(Raw records)
* * * * * * *
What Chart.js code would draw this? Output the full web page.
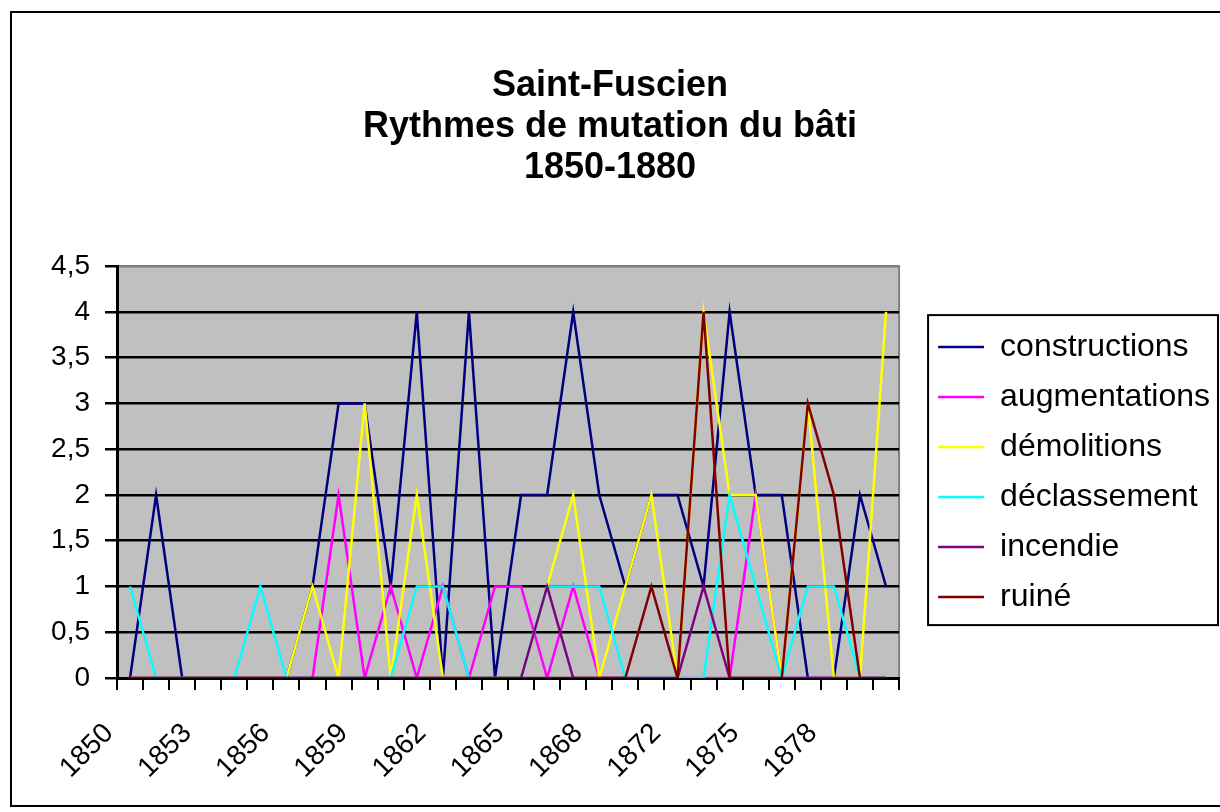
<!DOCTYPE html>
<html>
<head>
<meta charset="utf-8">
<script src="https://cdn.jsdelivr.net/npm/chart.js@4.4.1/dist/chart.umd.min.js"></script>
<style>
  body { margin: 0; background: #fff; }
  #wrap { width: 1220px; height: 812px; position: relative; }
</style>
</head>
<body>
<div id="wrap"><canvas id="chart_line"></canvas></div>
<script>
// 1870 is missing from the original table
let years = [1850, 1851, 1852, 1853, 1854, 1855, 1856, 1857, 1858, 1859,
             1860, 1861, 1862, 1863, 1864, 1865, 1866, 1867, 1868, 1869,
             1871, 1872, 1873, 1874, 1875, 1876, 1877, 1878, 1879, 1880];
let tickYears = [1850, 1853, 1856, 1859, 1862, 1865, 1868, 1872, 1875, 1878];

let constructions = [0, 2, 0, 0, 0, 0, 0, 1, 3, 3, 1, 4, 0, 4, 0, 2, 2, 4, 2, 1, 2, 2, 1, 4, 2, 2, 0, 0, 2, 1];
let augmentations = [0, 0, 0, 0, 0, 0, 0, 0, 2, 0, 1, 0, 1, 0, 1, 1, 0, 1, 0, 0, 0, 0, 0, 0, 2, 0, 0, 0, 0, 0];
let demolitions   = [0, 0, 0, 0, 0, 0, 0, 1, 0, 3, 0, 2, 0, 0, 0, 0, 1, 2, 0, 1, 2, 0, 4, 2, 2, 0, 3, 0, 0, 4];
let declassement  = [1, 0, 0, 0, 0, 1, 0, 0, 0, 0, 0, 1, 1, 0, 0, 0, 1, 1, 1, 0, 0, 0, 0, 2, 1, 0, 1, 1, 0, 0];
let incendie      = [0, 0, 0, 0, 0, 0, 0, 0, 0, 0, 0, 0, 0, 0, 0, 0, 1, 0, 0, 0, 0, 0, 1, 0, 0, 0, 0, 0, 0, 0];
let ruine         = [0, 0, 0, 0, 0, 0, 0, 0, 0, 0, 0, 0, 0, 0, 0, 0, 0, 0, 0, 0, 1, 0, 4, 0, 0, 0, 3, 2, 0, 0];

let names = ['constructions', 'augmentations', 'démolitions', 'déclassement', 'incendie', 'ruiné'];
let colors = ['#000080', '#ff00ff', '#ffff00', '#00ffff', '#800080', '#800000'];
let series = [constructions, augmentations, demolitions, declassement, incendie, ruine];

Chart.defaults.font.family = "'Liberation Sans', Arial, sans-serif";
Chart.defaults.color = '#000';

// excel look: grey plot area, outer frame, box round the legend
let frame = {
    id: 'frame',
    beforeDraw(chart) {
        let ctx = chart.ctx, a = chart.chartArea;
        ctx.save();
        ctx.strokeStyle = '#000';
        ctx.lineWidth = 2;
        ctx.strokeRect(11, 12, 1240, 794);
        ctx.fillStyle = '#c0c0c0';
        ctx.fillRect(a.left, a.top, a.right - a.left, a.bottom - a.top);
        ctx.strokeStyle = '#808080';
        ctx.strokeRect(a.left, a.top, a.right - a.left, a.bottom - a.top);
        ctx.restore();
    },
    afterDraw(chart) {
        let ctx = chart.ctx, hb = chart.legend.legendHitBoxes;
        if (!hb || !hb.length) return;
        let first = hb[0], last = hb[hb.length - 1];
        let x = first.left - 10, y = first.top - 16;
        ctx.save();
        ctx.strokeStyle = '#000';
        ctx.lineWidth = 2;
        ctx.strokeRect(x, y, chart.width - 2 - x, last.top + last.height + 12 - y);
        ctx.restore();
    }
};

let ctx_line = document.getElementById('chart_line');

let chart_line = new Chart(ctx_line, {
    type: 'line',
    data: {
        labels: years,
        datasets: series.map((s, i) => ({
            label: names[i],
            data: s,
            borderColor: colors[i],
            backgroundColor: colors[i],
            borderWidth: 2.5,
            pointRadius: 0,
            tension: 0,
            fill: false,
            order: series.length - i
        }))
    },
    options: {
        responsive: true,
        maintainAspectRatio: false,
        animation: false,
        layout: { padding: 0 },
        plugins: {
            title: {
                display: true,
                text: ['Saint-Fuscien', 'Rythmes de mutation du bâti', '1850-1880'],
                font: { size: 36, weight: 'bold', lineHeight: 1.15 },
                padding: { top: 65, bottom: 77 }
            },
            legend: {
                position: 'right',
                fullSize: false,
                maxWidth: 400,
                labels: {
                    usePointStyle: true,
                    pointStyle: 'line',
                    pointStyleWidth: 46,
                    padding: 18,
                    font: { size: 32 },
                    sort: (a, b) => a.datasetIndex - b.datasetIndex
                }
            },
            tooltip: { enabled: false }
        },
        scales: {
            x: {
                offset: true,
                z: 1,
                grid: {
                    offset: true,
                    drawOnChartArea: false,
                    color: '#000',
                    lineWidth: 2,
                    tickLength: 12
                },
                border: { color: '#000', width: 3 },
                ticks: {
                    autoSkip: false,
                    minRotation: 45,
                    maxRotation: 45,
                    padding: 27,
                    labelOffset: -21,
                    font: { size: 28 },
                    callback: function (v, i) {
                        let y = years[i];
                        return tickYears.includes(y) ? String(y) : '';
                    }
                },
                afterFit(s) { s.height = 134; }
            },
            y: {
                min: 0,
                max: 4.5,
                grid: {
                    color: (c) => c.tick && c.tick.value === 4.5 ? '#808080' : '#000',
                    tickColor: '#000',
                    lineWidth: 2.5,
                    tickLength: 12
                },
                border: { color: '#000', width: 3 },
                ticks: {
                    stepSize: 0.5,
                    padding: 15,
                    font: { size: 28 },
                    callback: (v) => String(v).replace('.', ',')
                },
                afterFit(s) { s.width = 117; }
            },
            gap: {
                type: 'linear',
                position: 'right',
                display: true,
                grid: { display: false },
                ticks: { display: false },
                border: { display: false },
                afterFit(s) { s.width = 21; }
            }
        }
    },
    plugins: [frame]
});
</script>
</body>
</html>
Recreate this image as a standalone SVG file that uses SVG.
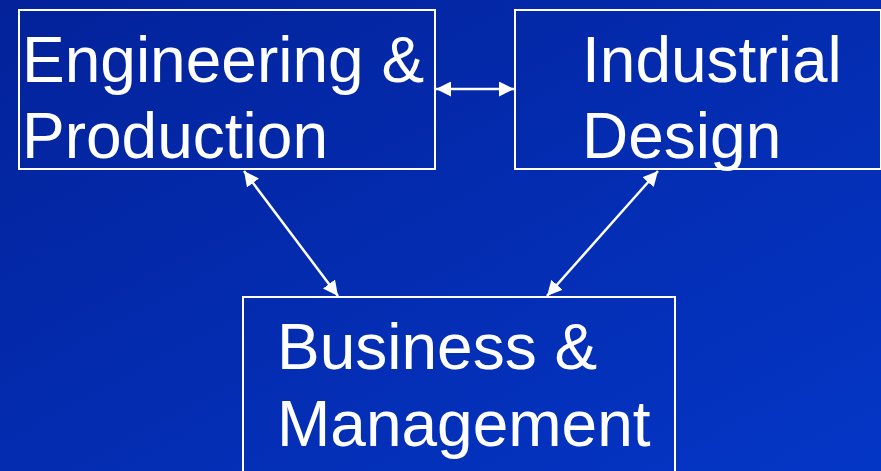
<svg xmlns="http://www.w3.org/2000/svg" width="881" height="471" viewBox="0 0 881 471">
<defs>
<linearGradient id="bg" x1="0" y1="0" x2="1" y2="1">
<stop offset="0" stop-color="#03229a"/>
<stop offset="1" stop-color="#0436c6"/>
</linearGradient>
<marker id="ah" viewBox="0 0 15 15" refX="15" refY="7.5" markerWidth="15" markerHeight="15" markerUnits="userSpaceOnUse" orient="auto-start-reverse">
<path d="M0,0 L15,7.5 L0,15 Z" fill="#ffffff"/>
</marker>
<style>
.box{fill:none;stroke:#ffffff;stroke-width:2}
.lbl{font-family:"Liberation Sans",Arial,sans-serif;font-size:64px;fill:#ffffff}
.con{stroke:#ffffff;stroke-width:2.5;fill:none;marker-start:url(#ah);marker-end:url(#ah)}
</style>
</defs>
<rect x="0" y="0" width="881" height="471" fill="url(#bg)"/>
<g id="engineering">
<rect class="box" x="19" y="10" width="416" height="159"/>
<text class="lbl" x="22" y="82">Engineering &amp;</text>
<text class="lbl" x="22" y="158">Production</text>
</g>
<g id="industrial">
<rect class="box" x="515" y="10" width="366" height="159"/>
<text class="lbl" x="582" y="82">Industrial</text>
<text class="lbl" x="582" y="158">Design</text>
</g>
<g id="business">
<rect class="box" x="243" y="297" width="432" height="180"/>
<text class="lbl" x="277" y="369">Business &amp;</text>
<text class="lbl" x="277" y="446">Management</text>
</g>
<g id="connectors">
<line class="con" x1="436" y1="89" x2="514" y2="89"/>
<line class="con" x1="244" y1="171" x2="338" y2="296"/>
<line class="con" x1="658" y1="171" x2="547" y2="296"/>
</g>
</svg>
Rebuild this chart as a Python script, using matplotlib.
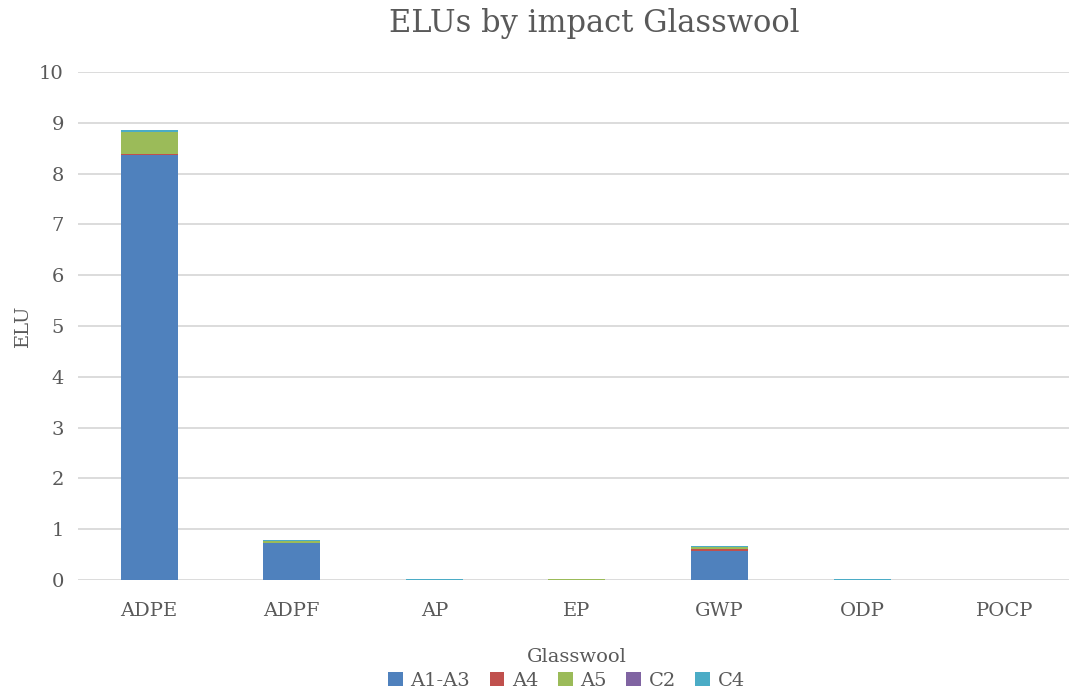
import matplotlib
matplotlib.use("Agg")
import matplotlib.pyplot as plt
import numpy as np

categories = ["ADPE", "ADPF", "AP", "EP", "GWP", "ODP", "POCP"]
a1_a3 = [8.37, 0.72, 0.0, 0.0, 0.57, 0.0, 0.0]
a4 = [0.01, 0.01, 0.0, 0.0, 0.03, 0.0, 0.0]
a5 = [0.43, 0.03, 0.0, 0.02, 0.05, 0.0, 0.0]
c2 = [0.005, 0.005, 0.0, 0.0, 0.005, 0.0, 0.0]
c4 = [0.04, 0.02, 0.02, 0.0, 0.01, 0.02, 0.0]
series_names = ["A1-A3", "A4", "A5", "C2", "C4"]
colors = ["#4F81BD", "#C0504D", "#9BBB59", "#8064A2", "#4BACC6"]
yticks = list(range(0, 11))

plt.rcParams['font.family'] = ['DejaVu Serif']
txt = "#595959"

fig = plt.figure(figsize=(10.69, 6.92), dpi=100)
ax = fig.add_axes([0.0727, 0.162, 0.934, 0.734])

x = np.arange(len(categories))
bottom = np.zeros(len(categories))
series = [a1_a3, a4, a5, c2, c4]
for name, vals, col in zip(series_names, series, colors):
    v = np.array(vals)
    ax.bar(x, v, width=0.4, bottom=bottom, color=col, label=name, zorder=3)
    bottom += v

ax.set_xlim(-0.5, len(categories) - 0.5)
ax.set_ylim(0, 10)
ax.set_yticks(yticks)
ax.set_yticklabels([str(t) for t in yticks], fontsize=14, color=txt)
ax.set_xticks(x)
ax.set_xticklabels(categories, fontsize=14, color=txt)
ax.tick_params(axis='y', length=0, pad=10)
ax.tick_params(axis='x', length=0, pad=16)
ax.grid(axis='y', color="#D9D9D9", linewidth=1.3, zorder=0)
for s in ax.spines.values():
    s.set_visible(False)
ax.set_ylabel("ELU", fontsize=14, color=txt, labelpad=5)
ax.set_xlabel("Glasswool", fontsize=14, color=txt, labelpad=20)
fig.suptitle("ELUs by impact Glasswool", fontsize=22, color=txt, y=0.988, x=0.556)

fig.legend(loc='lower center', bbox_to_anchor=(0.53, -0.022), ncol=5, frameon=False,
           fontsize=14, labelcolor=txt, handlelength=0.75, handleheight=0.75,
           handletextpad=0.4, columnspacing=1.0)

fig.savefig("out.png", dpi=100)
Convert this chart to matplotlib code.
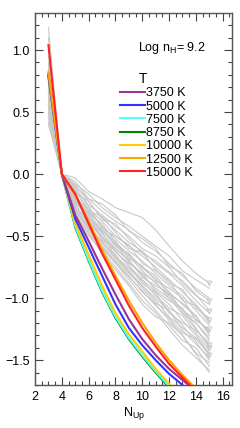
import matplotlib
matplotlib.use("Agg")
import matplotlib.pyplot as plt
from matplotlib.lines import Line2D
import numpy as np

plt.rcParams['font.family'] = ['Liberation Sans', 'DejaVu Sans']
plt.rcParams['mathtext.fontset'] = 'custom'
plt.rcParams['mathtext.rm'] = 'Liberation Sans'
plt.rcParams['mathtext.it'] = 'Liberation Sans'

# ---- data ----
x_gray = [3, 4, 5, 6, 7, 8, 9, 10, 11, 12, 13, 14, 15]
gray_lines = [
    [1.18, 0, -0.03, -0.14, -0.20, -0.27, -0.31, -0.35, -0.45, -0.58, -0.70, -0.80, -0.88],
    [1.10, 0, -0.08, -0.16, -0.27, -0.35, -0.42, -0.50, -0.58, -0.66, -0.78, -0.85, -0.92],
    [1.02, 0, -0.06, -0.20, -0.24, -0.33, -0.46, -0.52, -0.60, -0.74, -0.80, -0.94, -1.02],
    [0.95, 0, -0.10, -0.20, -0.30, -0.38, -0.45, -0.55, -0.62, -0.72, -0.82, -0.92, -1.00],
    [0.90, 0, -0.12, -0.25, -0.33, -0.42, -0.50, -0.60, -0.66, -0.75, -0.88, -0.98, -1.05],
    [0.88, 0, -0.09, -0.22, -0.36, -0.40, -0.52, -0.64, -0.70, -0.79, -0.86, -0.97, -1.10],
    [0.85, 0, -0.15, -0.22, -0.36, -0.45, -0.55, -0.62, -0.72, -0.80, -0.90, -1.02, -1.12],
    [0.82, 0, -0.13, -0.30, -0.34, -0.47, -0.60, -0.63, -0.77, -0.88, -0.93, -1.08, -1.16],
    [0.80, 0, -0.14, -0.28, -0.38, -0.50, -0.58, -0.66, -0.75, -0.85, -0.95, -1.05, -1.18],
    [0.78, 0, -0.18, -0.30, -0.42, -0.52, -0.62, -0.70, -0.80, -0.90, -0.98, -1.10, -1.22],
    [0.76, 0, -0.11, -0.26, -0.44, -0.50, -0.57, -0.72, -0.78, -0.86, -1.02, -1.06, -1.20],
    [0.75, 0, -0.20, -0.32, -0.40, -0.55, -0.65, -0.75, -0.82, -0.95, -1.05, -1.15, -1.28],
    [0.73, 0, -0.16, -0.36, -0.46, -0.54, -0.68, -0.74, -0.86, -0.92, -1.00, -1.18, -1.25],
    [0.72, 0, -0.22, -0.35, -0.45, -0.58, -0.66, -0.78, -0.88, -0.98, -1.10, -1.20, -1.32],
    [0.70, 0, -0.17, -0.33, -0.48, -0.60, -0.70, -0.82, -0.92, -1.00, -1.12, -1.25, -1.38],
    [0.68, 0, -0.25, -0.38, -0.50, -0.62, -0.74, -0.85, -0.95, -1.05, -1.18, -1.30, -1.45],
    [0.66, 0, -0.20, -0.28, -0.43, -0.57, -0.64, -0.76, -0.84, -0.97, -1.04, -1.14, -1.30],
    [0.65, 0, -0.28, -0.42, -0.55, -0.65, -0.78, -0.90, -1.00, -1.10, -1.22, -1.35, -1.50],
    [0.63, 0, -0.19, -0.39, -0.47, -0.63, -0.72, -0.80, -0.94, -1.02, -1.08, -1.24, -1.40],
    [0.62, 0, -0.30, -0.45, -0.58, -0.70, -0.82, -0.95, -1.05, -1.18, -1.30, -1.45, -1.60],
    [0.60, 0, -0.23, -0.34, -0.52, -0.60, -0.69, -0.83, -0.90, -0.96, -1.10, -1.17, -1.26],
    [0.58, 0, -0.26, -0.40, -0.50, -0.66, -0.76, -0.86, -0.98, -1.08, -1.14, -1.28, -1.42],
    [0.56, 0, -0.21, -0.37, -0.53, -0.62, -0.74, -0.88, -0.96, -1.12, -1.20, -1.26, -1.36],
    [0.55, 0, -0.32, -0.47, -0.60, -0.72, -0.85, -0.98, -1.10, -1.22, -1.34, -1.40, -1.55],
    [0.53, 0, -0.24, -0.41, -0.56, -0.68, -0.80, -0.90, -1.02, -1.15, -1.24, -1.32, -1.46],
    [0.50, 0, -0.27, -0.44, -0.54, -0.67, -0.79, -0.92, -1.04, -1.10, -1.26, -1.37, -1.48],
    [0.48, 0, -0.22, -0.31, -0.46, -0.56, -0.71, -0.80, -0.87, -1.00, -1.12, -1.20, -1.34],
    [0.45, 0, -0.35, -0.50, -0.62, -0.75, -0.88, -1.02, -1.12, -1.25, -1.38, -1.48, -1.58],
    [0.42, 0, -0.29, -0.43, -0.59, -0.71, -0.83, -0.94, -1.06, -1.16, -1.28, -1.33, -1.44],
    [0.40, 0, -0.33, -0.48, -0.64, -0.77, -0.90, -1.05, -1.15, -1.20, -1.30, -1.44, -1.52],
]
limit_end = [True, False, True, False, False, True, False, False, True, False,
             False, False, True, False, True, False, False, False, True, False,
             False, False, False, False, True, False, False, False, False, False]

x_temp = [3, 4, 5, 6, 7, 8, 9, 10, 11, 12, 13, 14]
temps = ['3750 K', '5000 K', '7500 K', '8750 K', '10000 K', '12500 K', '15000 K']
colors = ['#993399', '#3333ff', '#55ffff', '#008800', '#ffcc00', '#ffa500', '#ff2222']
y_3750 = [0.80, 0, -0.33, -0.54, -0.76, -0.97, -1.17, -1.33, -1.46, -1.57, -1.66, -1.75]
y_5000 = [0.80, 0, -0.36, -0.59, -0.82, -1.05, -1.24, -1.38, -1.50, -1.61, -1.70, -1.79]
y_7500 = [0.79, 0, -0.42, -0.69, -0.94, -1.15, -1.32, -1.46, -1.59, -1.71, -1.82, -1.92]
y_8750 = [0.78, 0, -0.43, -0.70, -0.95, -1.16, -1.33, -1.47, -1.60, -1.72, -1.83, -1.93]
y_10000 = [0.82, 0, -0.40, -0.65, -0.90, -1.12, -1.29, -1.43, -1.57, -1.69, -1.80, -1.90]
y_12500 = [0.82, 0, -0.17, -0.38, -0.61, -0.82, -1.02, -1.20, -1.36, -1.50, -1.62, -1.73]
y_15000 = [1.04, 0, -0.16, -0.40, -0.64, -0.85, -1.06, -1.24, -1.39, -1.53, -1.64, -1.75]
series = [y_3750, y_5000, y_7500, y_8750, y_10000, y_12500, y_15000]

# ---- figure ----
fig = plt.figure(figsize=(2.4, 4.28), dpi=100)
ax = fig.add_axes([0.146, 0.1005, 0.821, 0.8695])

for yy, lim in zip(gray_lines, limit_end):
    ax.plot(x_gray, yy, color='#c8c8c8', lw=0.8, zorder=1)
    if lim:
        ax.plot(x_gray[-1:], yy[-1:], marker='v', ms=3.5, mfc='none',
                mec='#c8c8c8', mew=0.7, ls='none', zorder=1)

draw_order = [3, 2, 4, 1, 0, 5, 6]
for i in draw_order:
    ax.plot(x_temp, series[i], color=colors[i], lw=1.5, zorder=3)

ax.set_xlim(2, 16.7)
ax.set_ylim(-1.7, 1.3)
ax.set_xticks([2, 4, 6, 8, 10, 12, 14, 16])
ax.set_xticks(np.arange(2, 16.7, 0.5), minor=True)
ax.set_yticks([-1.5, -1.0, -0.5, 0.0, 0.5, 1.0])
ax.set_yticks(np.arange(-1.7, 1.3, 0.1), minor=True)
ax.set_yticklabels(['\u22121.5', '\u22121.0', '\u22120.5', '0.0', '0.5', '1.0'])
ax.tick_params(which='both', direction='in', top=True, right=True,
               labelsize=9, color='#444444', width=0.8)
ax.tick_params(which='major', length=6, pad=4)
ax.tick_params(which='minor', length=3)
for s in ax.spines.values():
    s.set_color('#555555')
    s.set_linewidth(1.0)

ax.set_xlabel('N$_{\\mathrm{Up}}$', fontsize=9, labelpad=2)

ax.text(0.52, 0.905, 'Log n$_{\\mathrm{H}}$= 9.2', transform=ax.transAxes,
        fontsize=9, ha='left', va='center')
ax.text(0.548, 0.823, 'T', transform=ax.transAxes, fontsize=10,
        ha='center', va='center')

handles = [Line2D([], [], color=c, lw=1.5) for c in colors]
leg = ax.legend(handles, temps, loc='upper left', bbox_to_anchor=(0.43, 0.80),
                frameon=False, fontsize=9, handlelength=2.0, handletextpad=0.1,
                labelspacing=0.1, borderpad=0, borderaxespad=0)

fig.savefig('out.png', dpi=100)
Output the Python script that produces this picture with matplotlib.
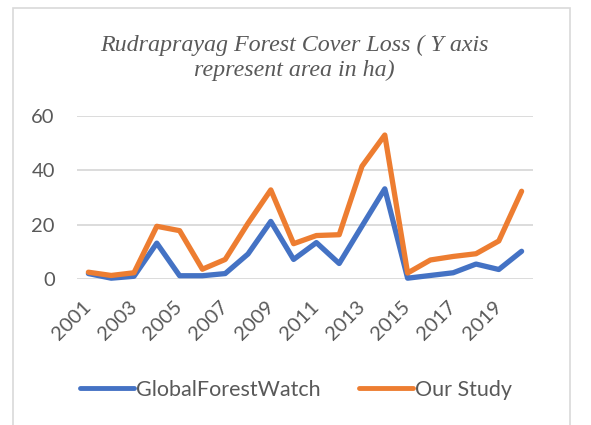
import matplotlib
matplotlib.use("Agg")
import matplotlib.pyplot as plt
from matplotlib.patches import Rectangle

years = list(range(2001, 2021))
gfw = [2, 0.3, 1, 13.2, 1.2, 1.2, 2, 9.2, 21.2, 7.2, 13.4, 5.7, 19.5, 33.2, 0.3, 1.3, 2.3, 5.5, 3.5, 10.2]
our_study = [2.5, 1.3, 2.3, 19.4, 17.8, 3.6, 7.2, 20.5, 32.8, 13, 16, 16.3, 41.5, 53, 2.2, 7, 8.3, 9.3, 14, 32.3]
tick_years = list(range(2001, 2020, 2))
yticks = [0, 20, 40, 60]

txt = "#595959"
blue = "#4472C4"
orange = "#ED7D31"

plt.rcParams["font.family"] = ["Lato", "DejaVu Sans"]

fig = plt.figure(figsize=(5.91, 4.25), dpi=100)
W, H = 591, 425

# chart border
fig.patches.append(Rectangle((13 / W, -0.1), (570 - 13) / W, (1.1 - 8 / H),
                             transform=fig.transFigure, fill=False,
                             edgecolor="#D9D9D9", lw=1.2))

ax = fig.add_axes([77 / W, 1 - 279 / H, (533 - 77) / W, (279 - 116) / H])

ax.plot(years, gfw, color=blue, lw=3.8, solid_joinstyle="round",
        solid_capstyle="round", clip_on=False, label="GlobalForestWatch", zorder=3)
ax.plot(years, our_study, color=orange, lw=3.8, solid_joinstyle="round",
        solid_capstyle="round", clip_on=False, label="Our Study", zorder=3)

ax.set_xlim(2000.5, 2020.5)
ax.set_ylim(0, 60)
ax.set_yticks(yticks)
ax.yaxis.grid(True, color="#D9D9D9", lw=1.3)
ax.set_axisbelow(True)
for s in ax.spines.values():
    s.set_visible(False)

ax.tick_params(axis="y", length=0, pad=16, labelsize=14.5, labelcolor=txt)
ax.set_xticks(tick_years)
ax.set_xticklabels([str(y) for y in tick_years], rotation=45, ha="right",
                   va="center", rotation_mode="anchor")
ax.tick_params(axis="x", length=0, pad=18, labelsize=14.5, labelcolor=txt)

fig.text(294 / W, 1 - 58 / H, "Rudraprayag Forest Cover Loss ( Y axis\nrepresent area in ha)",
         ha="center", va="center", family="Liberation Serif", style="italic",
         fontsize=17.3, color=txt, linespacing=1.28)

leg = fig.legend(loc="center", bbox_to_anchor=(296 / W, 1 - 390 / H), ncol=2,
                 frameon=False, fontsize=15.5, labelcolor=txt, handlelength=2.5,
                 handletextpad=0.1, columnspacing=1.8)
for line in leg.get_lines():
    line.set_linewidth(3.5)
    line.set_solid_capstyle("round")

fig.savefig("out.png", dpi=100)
* * * * * * *
PROMPT:
What is the number of lines in the data that hold the word "Python"? Reply with that number and nothing else.

RIGHT ANSWER:
2